In 2013, Scotland saw 40 under 18s pregnant per 1000 population - a shocking figure when compared with the nine per 1000 in France and seven per 1000 in Germany that same year.

Our inarticulacy on sex is also seriously impacting health in the UK. Between 2000 - 2013, the UK had among the highest rates of STDs in Europe - including chlamydia, hepatitis C and gonorrhea. While France and Germany were nowhere to be seen in the top rankings, the UK had the most frequent cases of HPV across Europe at 131.65 cases per 1000 population.

There is no denying that a more liberal attitude towards sex opens up channels of communication, making for better education and better practices of safe sex. The World Health Organisation cites comprehensive sex education and counselling tailored to adolescents as the best prevention of STDs.

In Germany, sex education has been mandatory in schools since 1992, although the subject has been taught widely since the 1970s. Similarly, sex education in France has been part of the curriculum since 1973. France has committed to a curriculum, that - in addition to teaching about procreation and sexual intercourse - also addresses sexuality in the broader context of society, gender inequalities and relationship dynamics, according to French Family Planning.

It's a discourse that would be completely unheard of ten years ago in a Catholic school in Scotland - I can corroborate this with personal experience.

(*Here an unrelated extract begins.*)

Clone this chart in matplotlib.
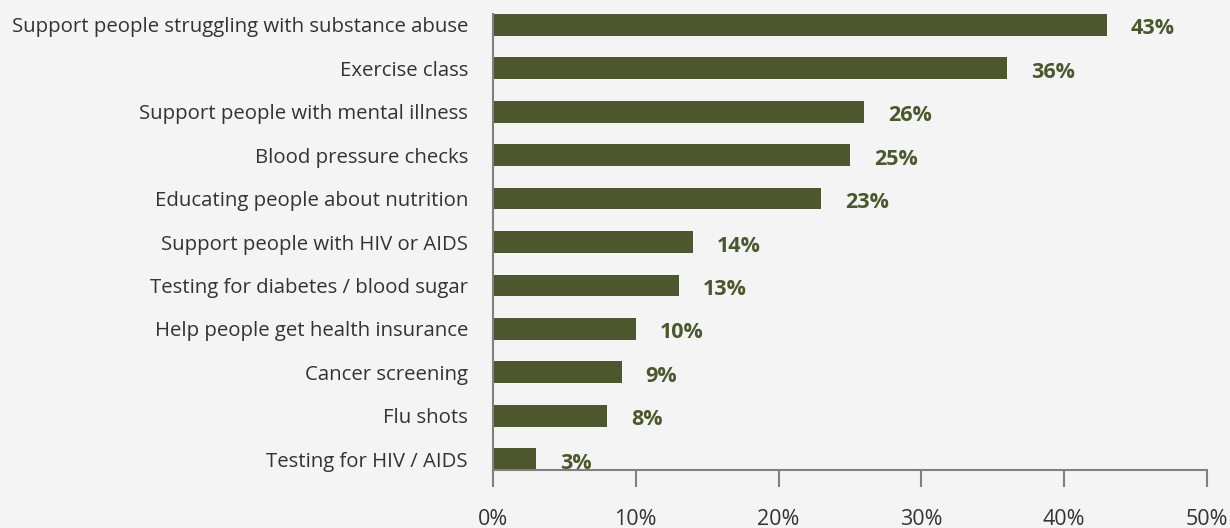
import matplotlib
matplotlib.use("Agg")
import matplotlib.pyplot as plt
from matplotlib.ticker import FixedLocator, FuncFormatter

categories = [
    "Support people struggling with substance abuse",
    "Exercise class",
    "Support people with mental illness",
    "Blood pressure checks",
    "Educating people about nutrition",
    "Support people with HIV or AIDS",
    "Testing for diabetes / blood sugar",
    "Help people get health insurance",
    "Cancer screening",
    "Flu shots",
    "Testing for HIV / AIDS",
]
values = [43, 36, 26, 25, 23, 14, 13, 10, 9, 8, 3]
xticks = [0, 10, 20, 30, 40, 50]

bg = "#f3f4f3"
bar_color = "#4d562c"
text_color = "#333333"
spine_color = "#808080"

plt.rcParams['font.family'] = ['Open Sans', 'DejaVu Sans']

fig = plt.figure(figsize=(12.3, 5.28), dpi=100, facecolor=bg)
ax = fig.add_axes([0.4008, 0.1098, 0.5805, 0.8637], facecolor=bg)

ypos = list(range(len(categories)))
ax.barh(ypos, values, height=0.5, color=bar_color, edgecolor='none')
for y, v in zip(ypos, values):
    ax.annotate(f"{v}%", xy=(v, y), xytext=(24, -4), textcoords='offset pixels',
                ha='left', va='center', fontsize=15.5, fontweight='bold', color=bar_color)

ax.set_ylim(10.25, -0.25)
ax.set_xlim(0, 50)
ax.set_yticks(ypos)
ax.set_yticklabels(categories, fontsize=14.7, color=text_color)
ax.tick_params(axis='y', length=0, pad=18)
ax.xaxis.set_major_locator(FixedLocator(xticks))
ax.xaxis.set_major_formatter(FuncFormatter(lambda x, p: f"{int(x)}%"))
ax.tick_params(axis='x', direction='out', length=12, width=1.5, color=spine_color,
               labelsize=15.5, labelcolor=text_color, pad=16)

for s in ['top', 'right']:
    ax.spines[s].set_visible(False)
for s in ['left', 'bottom']:
    ax.spines[s].set_color(spine_color)
    ax.spines[s].set_linewidth(1.5)

fig.savefig("out.png", dpi=100, facecolor=bg)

If I wasn't listening to my religious education teacher preach abstinence as the best form of contraceptive, I was watching my personal and social education teacher visibly recoil while reading an outdated booklet on teenage relationships, and the virtues of "going steady" like Nancy and Bill. Franker discussions on sex were had on Chewin' The Fat.

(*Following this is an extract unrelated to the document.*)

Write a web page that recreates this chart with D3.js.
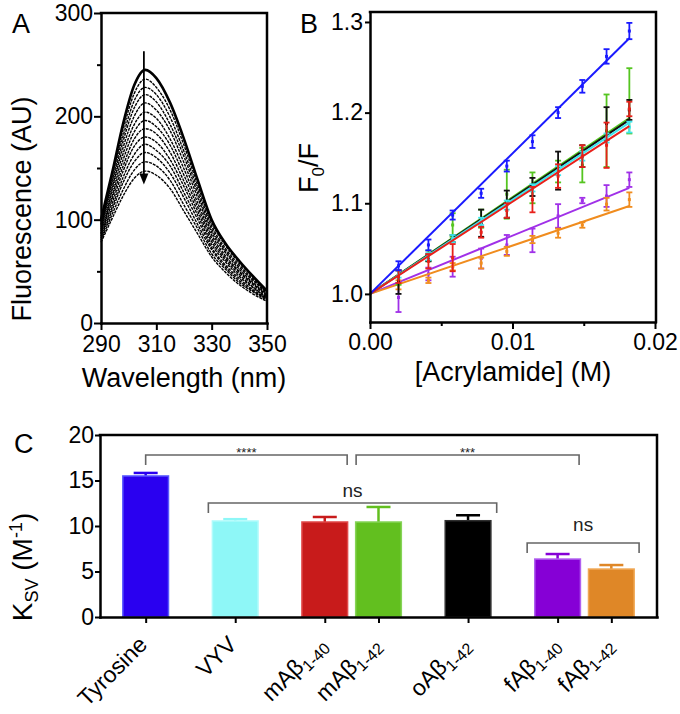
<!DOCTYPE html>
<html><head><meta charset="utf-8">
<script src="https://cdn.jsdelivr.net/npm/d3@7"></script>
<style>
body{margin:0;background:#fff;}
svg text{font-family:"Liberation Sans",Arial,Helvetica,sans-serif;}
</style></head><body>
<svg id="fig" width="680" height="714"></svg>
<script>
// ---------------- DATA ----------------
// Panel A: emission spectra (AU) at increasing acrylamide
const wavelengths = [290,294,298,302,306,310,315,320,325,330,335,340,345,350];
const spectra = [
  [100,145,193,230,245,237,213,178,138,100,77,60,45,31],
  [98,141,187,222,236,228,206,172,133,97,75,58,44,30],
  [96,138,181,215,228,221,199,166,129,94,72,56,42,29],
  [95,134,176,208,221,214,192,161,125,91,70,54,41,29],
  [93,131,170,200,213,206,186,155,121,88,68,52,39,28],
  [91,127,164,192,204,198,178,149,116,85,65,50,38,27],
  [89,123,158,185,196,190,172,143,112,82,63,49,37,26],
  [87,120,152,178,188,183,165,137,108,79,61,47,35,25],
  [86,116,147,171,180,175,158,132,104,76,59,45,34,24],
  [84,112,141,163,173,167,152,126,100,73,56,43,32,24],
  [82,109,136,156,165,160,145,121,95,71,54,41,31,23],
  [80,105,129,148,156,152,138,114,91,67,52,39,30,22],
  [78,101,123,140,147,143,130,108,86,64,49,37,28,21]
];
const arrowWavelength = 305.5, arrowFrom = 263, arrowTo = 134;
const ticksA_x = [290,310,330,350], ticksA_y = [0,100,200,300], minorA_y = [50,150,250];

// Panel B: Stern-Volmer plots
const acrylamide = [0.0020,0.0041,0.0058,0.0078,0.0096,0.0114,0.0132,0.0149,0.0166,0.0182];
const seriesB = ['purple','orange','green','black','cyan','red','blue'];
const meanB = {
  blue:   [1.031,1.054,1.087,1.111,1.141,1.168,1.200,1.229,1.262,1.290],
  cyan:   [1.022,1.041,1.061,1.080,1.098,1.117,1.136,1.152,1.172,1.184],
  red:    [1.019,1.036,1.040,1.068,1.092,1.104,1.130,1.152,1.164,1.204],
  green:  [1.018,1.042,1.076,1.083,1.110,1.117,1.135,1.142,1.180,1.213],
  black:  [1.013,1.040,1.061,1.078,1.099,1.118,1.136,1.152,1.188,1.203],
  purple: [0.996,1.022,1.030,1.039,1.054,1.059,1.086,1.103,1.108,1.126],
  orange: [1.010,1.015,1.030,1.034,1.047,1.060,1.067,1.076,1.099,1.104]
};
const errB = {
  blue:   [0.005,0.006,0.005,0.005,0.006,0.007,0.006,0.007,0.008,0.009],
  cyan:   [0.004,0.004,0.004,0.004,0.005,0.004,0.005,0.005,0.005,0.006],
  red:    [0.007,0.008,0.015,0.006,0.008,0.014,0.013,0.012,0.025,0.008],
  green:  [0.008,0.006,0.013,0.010,0.027,0.017,0.012,0.019,0.040,0.036],
  black:  [0.013,0.004,0.004,0.015,0.015,0.010,0.021,0.012,0.018,0.011],
  purple: [0.016,0.007,0.011,0.011,0.011,0.013,0.013,0.003,0.012,0.008],
  orange: [0.005,0.003,0.004,0.006,0.005,0.004,0.005,0.003,0.007,0.008]
};
const fitStart = 1.0;
const fitEnd = {blue:1.282, cyan:1.189, red:1.185, green:1.194, black:1.192, purple:1.117, orange:1.097};
const ticksB_x = [0,0.01,0.02], minorB_x = [0.005,0.015], ticksB_y = [1.0,1.1,1.2,1.3];

// Panel C: KSV bar chart
const catMain = ['Tyrosine','VYV','mA\u03b2','mA\u03b2','oA\u03b2','fA\u03b2','fA\u03b2'];
const catSub  = ['','','1-40','1-42','1-42','1-40','1-42'];
const catGroup = [0,1,2,2,3,4,4];
const ksv    = [15.5,10.55,10.44,10.44,10.58,6.37,5.27];
const ksvErr = [0.33,0.2,0.55,1.65,0.6,0.55,0.44];
const ticksC_y = [0,5,10,15,20];

// ---------------- STYLE ----------------
const FONT = '"Liberation Sans", Arial, Helvetica, sans-serif';
const colB = {blue:'#1a1aff', cyan:'#3fe6ee', red:'#e8201a', green:'#55c520', black:'#111111', purple:'#a030e8', orange:'#f08c1e'};
const barFill   = ['#2a00f0','#8ef7f7','#c81b1b','#62bf1f','#000000','#8600d6','#df8727'];
const barStroke = ['#5a5aff','#b0fbfb','#e04848','#86d458','#303030','#b060f0','#f0a855'];

const svg = d3.select('#fig');

function styleAxis(g, fs){
  g.attr('font-size', fs).attr('font-family', FONT);
  g.select('.domain').attr('stroke','#000').attr('stroke-width',2.5).attr('stroke-linecap','square');
  g.selectAll('.tick line').attr('stroke','#000').attr('stroke-width',2);
  g.selectAll('.tick text').attr('fill','#000');
}
function frame(g, x0, x1, y0, y1){
  g.append('path').attr('d', `M${x0},${y0}H${x1}V${y1}`)
    .attr('fill','none').attr('stroke','#000').attr('stroke-width',2.5).attr('stroke-linecap','square');
}

// ---------------- PANEL A ----------------
const xA = d3.scaleLinear().domain([290,350]).range([101,267]);
const yA = d3.scaleLinear().domain([0,300]).range([323,13]);
const gA = svg.append('g');
const lineA = d3.line().x((d,i)=>xA(wavelengths[i])).y(d=>yA(d)).curve(d3.curveMonotoneX);
spectra.slice().reverse().forEach((s,ri)=>{
  const k = spectra.length-1-ri;
  gA.append('path').attr('d', lineA(s)).attr('fill','none').attr('stroke','#000')
    .attr('stroke-width', k===0?2.6:1.4).attr('stroke-dasharray', k===0?null:'3,1');
});
// arrow
const ax = xA(arrowWavelength);
gA.append('line').attr('x1',ax).attr('x2',ax).attr('y1',yA(arrowFrom)).attr('y2',yA(arrowTo)-8)
  .attr('stroke','#000').attr('stroke-width',1.8);
gA.append('path').attr('d',`M${ax-4.5},${yA(arrowTo)-11}L${ax+4.5},${yA(arrowTo)-11}L${ax},${yA(arrowTo)}Z`).attr('fill','#000');

gA.append('g').attr('transform','translate(0,323)')
  .call(d3.axisBottom(xA).tickValues(ticksA_x).tickSize(7).tickPadding(6).tickSizeOuter(0).tickFormat(d3.format('d')))
  .call(g=>styleAxis(g,23));
gA.append('g').attr('transform','translate(101,0)')
  .call(d3.axisLeft(yA).tickValues(ticksA_y).tickSize(7).tickPadding(1).tickSizeOuter(0).tickFormat(d3.format('d')))
  .call(g=>styleAxis(g,23));
gA.append('g').attr('transform','translate(101,0)')
  .call(d3.axisLeft(yA).tickValues(minorA_y).tickSize(4).tickFormat(''))
  .call(g=>{styleAxis(g,23); g.select('.domain').remove();});
frame(gA, 101, 267, 13, 323);
gA.append('text').attr('x',184).attr('y',387).attr('text-anchor','middle').attr('font-size',27).text('Wavelength (nm)');
gA.append('text').attr('transform','translate(31,209) rotate(-90)').attr('text-anchor','middle').attr('font-size',27).text('Fluorescence (AU)');
gA.append('text').attr('x',12).attr('y',33).attr('font-size',27).text('A');

// ---------------- PANEL B ----------------
const xB = d3.scaleLinear().domain([0,0.02]).range([370,655]);
const yB = d3.scaleLinear().domain([0.969,1.311]).range([322,12]);
const gB = svg.append('g');
const xFitMax = acrylamide[acrylamide.length-1];
seriesB.forEach(s=>{
  const c = colB[s];
  gB.append('line').attr('x1',xB(0)).attr('y1',yB(fitStart)).attr('x2',xB(xFitMax)).attr('y2',yB(fitEnd[s]))
    .attr('stroke',c).attr('stroke-width',2);
  const eg = gB.append('g').attr('stroke',c).attr('stroke-width',1.8);
  acrylamide.forEach((x,i)=>{
    const m = meanB[s][i], e = errB[s][i], px = xB(x);
    eg.append('line').attr('x1',px).attr('x2',px).attr('y1',yB(m-e)).attr('y2',yB(m+e));
    eg.append('line').attr('x1',px-3).attr('x2',px+3).attr('y1',yB(m-e)).attr('y2',yB(m-e));
    eg.append('line').attr('x1',px-3).attr('x2',px+3).attr('y1',yB(m+e)).attr('y2',yB(m+e));
    gB.append('rect').attr('x',px-1.5).attr('y',yB(m)-1.5).attr('width',3).attr('height',3).attr('fill',c);
  });
});
gB.append('g').attr('transform','translate(0,322)')
  .call(d3.axisBottom(xB).tickValues(ticksB_x).tickSize(7).tickPadding(5).tickSizeOuter(0).tickFormat(d3.format('.2f')))
  .call(g=>styleAxis(g,23));
gB.append('g').attr('transform','translate(0,322)')
  .call(d3.axisBottom(xB).tickValues(minorB_x).tickSize(4).tickFormat(''))
  .call(g=>{styleAxis(g,23); g.select('.domain').remove();});
gB.append('g').attr('transform','translate(370,0)')
  .call(d3.axisLeft(yB).tickValues(ticksB_y).tickSize(5).tickPadding(2).tickSizeOuter(0).tickFormat(d3.format('.1f')))
  .call(g=>styleAxis(g,23));
frame(gB, 370, 656, 12, 322);
gB.append('text').attr('x',513).attr('y',381).attr('text-anchor','middle').attr('font-size',27).text('[Acrylamide] (M)');
const tB = gB.append('text').attr('transform','translate(318,168) rotate(-90)').attr('text-anchor','middle').attr('font-size',27);
tB.append('tspan').text('F');
tB.append('tspan').attr('font-size',17).attr('dy',6).text('0');
tB.append('tspan').attr('dy',-6).text('/F');
gB.append('text').attr('x',300).attr('y',33).attr('font-size',27).text('B');

// ---------------- PANEL C ----------------
const PAIR_STEP = 6, GROUP_STEP = 10, BAR_UNITS = 5.1;
const posC = [];
catGroup.forEach((g,i)=>posC.push(i===0?0:posC[i-1]+(g===catGroup[i-1]?PAIR_STEP:GROUP_STEP)));
const xC = d3.scaleLinear().domain([-5.1,57.1]).range([100,657]);
const yC = d3.scaleLinear().domain([0,20]).range([617,435]);
const gC = svg.append('g');
const bw = xC(BAR_UNITS)-xC(0);
ksv.forEach((v,i)=>{
  const cx = xC(posC[i]);
  gC.append('line').attr('x1',cx).attr('x2',cx).attr('y1',yC(v)).attr('y2',yC(v+ksvErr[i]))
    .attr('stroke',barFill[i]).attr('stroke-width',2.5);
  gC.append('line').attr('x1',cx-12).attr('x2',cx+12).attr('y1',yC(v+ksvErr[i])).attr('y2',yC(v+ksvErr[i]))
    .attr('stroke',barFill[i]).attr('stroke-width',2.5);
  gC.append('rect').attr('x',cx-bw/2).attr('y',yC(v)).attr('width',bw).attr('height',yC(0)-yC(v))
    .attr('fill',barFill[i]).attr('stroke',barStroke[i]).attr('stroke-width',1.5);
});
// significance brackets
const brackets = [
  {x1:0,    x2:22.5, top:17.8,  label:'****', ly:17.55, fs:13},
  {x1:23.5, x2:48.4, top:17.8,  label:'***',  ly:17.55, fs:13},
  {x1:7.0,  x2:39.2, top:12.53, label:'ns',   ly:13.19, fs:19},
  {x1:42.6, x2:55.1, top:8.13,  label:'ns',   ly:9.45,  fs:19}
];
brackets.forEach(b=>{
  const X1=xC(b.x1), X2=xC(b.x2), T=yC(b.top);
  gC.append('path').attr('d',`M${X1},${T+10}V${T}H${X2}V${T+10}`).attr('fill','none')
    .attr('stroke','#666').attr('stroke-width',1.6);
  gC.append('text').attr('x',(X1+X2)/2).attr('y',yC(b.ly)).attr('text-anchor','middle')
    .attr('font-size',b.fs).attr('fill','#222').text(b.label);
});
gC.append('g').attr('transform','translate(100,0)')
  .call(d3.axisLeft(yC).tickValues(ticksC_y).tickSize(5).tickPadding(1).tickSizeOuter(0).tickFormat(d3.format('d')))
  .call(g=>styleAxis(g,23));
gC.append('g').attr('transform','translate(0,617)')
  .call(d3.axisBottom(xC).tickValues(posC).tickSize(6).tickSizeOuter(0).tickFormat(''))
  .call(g=>styleAxis(g,23));
// rotated category labels (-45 deg), end of text anchored just right of each tick
posC.forEach((p,i)=>{
  const lg = gC.append('g').attr('transform',`translate(${xC(p)+3},646) rotate(-45)`);
  const t = lg.append('text').attr('x',0).attr('y',0).attr('text-anchor','end')
    .attr('font-size',23).attr('fill','#000');
  t.append('tspan').text(catMain[i]);
  if(catSub[i]) t.append('tspan').attr('font-size',16).attr('dy',5).text(catSub[i]);
});
frame(gC, 100, 657, 435, 617);
const tC = gC.append('text').attr('transform','translate(32,567) rotate(-90)').attr('text-anchor','middle').attr('font-size',28);
tC.append('tspan').text('K');
tC.append('tspan').attr('font-size',18).attr('dy',6).text('SV');
tC.append('tspan').attr('dy',-6).text(' (M');
tC.append('tspan').attr('font-size',18).attr('dy',-10).text('-1');
tC.append('tspan').attr('dy',10).text(')');
gC.append('text').attr('x',14).attr('y',453).attr('font-size',27).text('C');
</script></body></html>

Even outwith Catholic education, comprehensive sex education is still shamefully lacking in Scotland - a 2014 poll of people aged 14 to 19 by charity Zero Tolerance suggested young people are turning to other sources, namely the internet for advice.

And while Buzzfeed's "27 questions you're too embarrassed to ask anyone but Google" is a masterpiece in gif-work, it hardly debunks the workings of our sex organs.

Look to more conservative cultures and you'll see the effect of sex as taboo in caricature.

Last week Japan was ridiculed for its attitude towards female genitalia after a woman was found guilty of breaking the country's obscenity laws. Megumi Igarashi was charged for distributing data that enabled recipients to make 3D prints of her vagina - she gave the information to people who had donated to her crowd-funded art project so she could make a kayak in the shape of her vagina.

Hey, whatever floats your boat.

I mentioned an article on the story to friends - and sighed in despair as people (men) shuddered at the utterance of the word "vagina". I was reminded of that brilliant moment when Stella Creasy forced Bill Cash to use the term "tampon" in a House of Commons debate in October last year, refusing to sit down until he had repeated the two syllables.

But why should it come to that? If we continue to be embarrassed by sex, something that comes naturally to us, the results will continue to harm generations to come.

And what about my foot fetishist?

Let me make my position clear - buttoned-down attitudes to sex are not to be blamed for those who abuse it. That is a choice they make, unquestionably. But perhaps if people wer e not so appalled by the concept of fetish, they might entertain a conversation about the time and place and safe practices for them. They might recognise that soliciting sexual favours from people online is unacceptable, whatever your taste. From what I can see, the anonymous assailant is a troubled individual - but silence on sex has left the rest of us screwed.